*Problem to solve*
Starting from the top of the material, restate each line exactly until the line that contains "400, 450, 500];", which is also copied. Pictures are excluded.

Source code of charts
────────

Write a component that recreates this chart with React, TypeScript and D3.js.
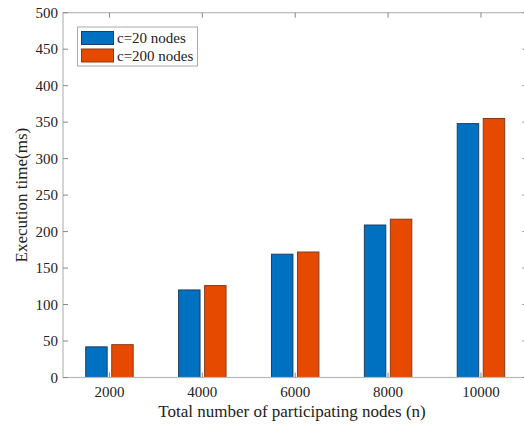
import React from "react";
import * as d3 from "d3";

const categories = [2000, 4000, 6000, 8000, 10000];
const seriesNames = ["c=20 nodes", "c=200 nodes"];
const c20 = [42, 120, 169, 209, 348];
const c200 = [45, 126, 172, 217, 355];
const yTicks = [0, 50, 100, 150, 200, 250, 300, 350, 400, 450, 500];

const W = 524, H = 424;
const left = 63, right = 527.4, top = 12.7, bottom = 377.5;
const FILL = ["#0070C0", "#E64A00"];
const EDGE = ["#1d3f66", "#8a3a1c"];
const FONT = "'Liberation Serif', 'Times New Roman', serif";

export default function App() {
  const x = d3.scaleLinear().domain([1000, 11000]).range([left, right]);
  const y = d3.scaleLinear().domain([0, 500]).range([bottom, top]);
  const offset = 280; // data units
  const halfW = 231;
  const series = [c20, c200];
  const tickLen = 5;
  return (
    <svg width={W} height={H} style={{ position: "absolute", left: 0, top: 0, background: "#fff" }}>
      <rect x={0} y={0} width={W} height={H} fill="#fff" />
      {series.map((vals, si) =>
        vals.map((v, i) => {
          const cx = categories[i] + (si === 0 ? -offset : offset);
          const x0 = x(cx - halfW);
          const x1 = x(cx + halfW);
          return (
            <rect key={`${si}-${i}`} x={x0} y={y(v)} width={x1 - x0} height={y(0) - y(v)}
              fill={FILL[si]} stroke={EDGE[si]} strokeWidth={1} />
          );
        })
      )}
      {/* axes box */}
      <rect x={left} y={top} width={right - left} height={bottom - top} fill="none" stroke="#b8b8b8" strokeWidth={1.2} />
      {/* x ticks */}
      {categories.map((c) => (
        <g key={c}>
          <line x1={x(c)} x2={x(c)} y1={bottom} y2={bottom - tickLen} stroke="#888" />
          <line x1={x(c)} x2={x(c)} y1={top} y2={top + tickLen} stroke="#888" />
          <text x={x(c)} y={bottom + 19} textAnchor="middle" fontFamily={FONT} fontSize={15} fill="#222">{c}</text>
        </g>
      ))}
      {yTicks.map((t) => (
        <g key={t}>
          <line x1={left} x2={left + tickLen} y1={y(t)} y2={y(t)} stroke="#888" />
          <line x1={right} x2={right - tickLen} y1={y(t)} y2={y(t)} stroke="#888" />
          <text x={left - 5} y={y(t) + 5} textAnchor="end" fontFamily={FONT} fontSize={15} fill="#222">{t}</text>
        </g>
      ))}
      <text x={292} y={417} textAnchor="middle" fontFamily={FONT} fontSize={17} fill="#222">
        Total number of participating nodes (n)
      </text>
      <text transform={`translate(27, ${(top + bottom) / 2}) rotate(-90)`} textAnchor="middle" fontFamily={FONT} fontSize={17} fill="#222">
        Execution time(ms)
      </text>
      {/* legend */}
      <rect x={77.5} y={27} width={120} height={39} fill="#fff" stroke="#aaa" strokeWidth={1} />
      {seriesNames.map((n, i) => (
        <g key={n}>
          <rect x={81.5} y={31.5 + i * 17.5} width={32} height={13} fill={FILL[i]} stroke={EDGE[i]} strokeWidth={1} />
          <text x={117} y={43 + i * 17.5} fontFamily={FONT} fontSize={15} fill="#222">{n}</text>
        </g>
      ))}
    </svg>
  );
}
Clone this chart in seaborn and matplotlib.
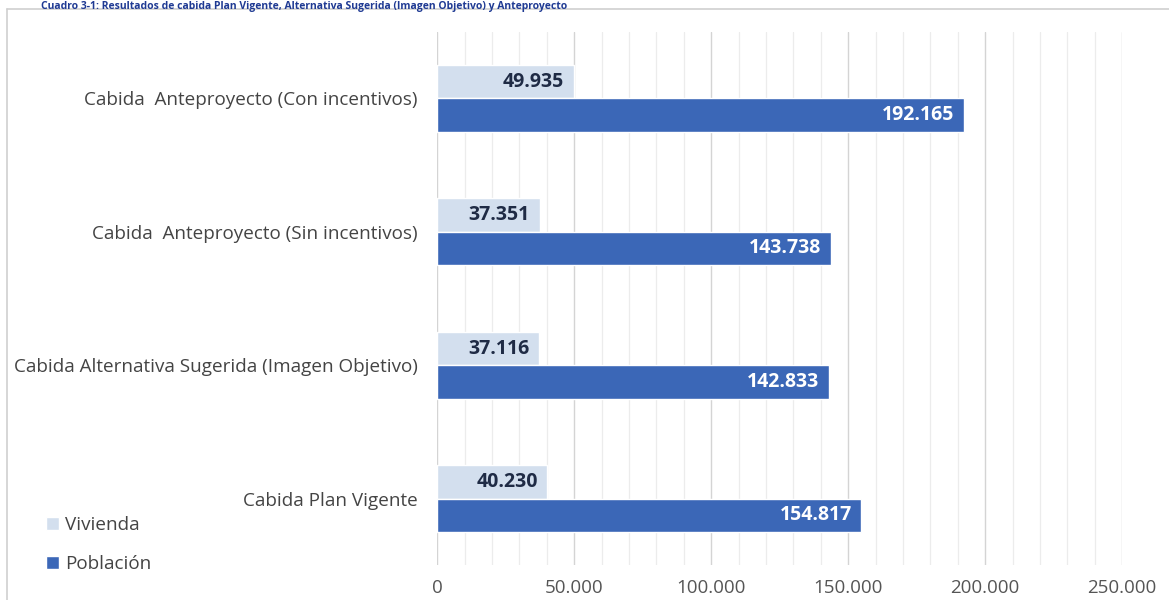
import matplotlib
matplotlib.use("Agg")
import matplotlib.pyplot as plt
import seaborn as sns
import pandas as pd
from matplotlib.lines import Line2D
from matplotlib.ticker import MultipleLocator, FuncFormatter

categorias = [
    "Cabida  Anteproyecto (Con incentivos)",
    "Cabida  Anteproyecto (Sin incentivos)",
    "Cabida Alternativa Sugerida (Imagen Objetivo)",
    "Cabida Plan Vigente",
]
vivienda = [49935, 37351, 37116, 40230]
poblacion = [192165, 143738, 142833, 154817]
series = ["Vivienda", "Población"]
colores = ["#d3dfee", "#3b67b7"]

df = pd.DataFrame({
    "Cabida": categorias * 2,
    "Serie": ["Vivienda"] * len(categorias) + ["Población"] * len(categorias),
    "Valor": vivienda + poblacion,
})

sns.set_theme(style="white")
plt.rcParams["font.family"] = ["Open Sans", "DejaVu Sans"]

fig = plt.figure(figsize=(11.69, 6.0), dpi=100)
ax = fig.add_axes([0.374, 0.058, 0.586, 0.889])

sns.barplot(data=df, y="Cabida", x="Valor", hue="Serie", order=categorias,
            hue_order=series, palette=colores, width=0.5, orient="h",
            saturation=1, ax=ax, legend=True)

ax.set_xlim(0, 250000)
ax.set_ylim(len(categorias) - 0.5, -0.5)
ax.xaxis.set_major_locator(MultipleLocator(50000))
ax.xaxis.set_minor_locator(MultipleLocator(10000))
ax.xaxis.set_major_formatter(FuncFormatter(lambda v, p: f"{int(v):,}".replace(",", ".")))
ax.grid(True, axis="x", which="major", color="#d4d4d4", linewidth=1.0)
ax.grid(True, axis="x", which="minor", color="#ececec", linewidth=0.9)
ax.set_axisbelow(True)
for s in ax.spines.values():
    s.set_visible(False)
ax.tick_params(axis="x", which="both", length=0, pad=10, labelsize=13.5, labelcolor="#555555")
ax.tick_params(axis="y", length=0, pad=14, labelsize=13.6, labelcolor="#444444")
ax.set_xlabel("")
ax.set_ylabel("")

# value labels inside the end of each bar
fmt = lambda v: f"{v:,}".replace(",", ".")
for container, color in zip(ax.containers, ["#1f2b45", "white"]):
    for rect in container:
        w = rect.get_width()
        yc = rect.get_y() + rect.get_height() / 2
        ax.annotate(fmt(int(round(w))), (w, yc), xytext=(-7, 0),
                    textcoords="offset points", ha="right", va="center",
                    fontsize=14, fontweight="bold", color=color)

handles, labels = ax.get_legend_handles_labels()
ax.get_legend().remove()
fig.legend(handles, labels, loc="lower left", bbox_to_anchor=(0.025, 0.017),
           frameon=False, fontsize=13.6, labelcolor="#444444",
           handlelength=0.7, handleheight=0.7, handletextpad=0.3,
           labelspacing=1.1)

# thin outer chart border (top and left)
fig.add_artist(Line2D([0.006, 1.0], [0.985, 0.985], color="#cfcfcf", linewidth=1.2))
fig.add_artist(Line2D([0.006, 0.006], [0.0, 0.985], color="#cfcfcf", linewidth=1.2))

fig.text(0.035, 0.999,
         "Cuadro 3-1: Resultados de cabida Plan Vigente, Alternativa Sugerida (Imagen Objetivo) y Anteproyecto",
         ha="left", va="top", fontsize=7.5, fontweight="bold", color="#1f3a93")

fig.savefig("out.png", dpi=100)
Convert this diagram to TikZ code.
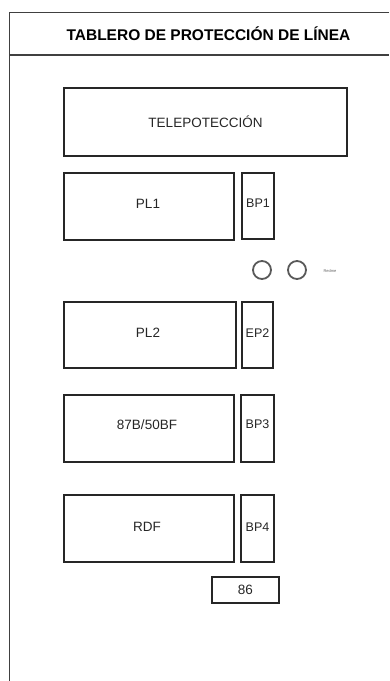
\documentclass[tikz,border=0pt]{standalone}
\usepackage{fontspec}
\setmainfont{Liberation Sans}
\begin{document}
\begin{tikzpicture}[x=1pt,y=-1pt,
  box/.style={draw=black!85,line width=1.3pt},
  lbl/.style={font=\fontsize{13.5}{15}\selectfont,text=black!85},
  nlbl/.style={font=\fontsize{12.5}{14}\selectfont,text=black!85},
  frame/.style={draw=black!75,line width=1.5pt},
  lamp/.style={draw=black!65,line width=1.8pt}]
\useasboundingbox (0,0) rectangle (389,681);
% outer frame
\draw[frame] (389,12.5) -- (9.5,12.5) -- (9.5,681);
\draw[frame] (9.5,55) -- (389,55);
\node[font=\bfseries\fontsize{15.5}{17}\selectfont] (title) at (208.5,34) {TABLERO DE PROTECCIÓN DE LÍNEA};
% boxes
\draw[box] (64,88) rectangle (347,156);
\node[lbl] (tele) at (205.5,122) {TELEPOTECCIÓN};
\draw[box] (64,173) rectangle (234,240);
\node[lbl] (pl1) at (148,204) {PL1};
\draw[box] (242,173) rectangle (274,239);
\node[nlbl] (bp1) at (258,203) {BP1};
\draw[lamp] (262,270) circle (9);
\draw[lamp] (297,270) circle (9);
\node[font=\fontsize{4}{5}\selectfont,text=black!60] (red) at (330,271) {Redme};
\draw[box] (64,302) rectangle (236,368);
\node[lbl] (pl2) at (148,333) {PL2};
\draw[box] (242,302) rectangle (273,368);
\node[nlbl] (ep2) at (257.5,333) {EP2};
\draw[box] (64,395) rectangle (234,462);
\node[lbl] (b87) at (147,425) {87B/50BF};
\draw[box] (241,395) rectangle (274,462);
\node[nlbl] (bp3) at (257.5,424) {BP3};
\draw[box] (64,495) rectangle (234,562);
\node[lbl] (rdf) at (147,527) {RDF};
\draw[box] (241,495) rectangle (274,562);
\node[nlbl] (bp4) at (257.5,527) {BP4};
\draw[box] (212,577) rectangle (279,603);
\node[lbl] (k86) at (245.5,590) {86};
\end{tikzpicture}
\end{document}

────────

*Solution for this problem*
Write a component that recreates this chart with React, TypeScript and D3.js.
import React from "react";
import * as d3 from "d3";

const categories = [2000, 4000, 6000, 8000, 10000];
const seriesNames = ["c=20 nodes", "c=200 nodes"];
const c20 = [42, 120, 169, 209, 348];
const c200 = [45, 126, 172, 217, 355];
const yTicks = [0, 50, 100, 150, 200, 250, 300, 350, 400, 450, 500];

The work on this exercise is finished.